Warning: contains nerdy stuff. If that’s not your thing, maybe just skip this one.
I was reading an an article today about the new DJI Mavic Mini drone. I am really excited about this little wonder as given all the regulations, I have never really been interested in getting a drone, an item which I suspect would be only occasionally useful to me, but this one flies right under the radar, so to speak.
But that’s not what this is about. While I was reading that article I witnessed the (incorrect) use of a term which drives me a bit bonkers. This is not an attack on that article or its writer, and it’s nothing personal. This stuff is endemic in the photography world, and it’s difficult to trace its origins (though I have my suspicions).
Feeling particularly peevish (I had just woken up from a nap), I was going to leave a comment and, er, express myself. But then I thought that wouldn’t be very nice, or very productive, and I stopped myself.
But I got to thinking: I bet I could think up a few more things that annoy me and turn it into a “listicle” (God save us from all these made up words, but I digress).
So here they are, five things I think the photography community needs to stop doing, starting with the one that set me off.
Stop calling it a “crop sensor”
Remember, you can’t get shallow depth of field from a “crop sensor”.
There is no such thing. Really, there isn’t.
The only possible exception is an APS-C sized sensor installed behind a mount and lens designed for 35mm.
Here is the most applicable dictionary definition I could find:
crop/kräp/
verb
past tense: cropped; past participle: cropped
- cut (something, especially a person’s hair) very short.
- cut the edges of (a photograph) in order to produce a better picture or to fit a given space.
You could argue that an APS-C sensor cuts off the image circle of a 35mm lens and its therefore a crop, and this is indeed how this terminology got started. I’d argue that even that is an abuse of the term, but I’m willing to let it slide. In this context, an APS-C sensor in a Canon DSLR could be considered a “crop sensor” but the exact same sensor in a Fuji X Series camera (which is designed from the ground up for a sensor of that size) most certainly could not.
What is not acceptable to me is people referring to every sensor smaller than 35mm as a “crop sensor”. This is simply not the case.

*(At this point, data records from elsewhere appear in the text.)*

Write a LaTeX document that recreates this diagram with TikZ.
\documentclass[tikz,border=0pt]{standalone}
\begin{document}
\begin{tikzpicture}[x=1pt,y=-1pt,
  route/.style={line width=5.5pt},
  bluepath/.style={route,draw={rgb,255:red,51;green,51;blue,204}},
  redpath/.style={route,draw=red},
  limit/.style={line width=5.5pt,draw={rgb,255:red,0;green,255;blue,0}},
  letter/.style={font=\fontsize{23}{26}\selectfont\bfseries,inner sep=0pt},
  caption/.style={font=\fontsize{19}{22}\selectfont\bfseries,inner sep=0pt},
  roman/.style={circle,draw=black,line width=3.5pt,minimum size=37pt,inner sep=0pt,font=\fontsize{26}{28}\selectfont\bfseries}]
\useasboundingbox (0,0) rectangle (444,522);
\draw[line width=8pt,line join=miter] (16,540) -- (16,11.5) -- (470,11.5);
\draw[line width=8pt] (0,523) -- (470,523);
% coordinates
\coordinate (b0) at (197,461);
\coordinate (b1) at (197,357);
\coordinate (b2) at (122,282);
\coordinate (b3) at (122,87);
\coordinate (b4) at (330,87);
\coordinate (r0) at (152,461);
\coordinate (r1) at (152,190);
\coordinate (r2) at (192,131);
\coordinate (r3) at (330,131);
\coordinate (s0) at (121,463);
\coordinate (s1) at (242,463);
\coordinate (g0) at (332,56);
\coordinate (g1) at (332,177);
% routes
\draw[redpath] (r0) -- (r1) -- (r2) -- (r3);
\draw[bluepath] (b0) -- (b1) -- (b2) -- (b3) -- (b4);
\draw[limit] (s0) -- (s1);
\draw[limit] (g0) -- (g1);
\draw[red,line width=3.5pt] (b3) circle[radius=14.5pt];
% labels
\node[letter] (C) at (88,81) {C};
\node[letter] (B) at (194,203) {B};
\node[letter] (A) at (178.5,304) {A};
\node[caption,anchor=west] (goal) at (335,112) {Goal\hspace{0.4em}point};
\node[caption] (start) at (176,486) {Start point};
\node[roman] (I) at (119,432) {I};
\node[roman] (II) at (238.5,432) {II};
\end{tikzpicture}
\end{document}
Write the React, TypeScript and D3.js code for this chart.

A Micro Four Thirds sensor behind a Micro Four Thirds Lens is not a “crop sensor”. If you put a lens designed for a 35mm lens in front of it using an adapter, it’s still not a “crop sensor”. Nothing you do can make it a “crop sensor”. What’s it being cropped from?
Think about it.
The teeny, tiny sensor in your smartphone is not a “crop sensor”. It’s just a teeny, tiny, sensor with a teeny, tiny lens to match it. Neither are the sensors your GoPro, the really cool new DJI Mavic Mini, or that old compact camera you bought in 2006. They are full-size sensors that happen to be smaller.
A smaller sensor is no more a “crop sensor” than a larger medium format sensor is a “reverse crop-sensor”.
Which brings me to…
Stop calling it a “full frame” camera
This is the inverse of the stupidity of the calling all sensors smaller than 35mm “crops”.
There are a multitude of different camera systems. Some have frames as large a full sheet of paper. Referring to 35mm as “full frame” is ridiculous. The only time it is correct is if you are comparing it to cameras that have APS-C sensors behind a lens mount designed for 35mm.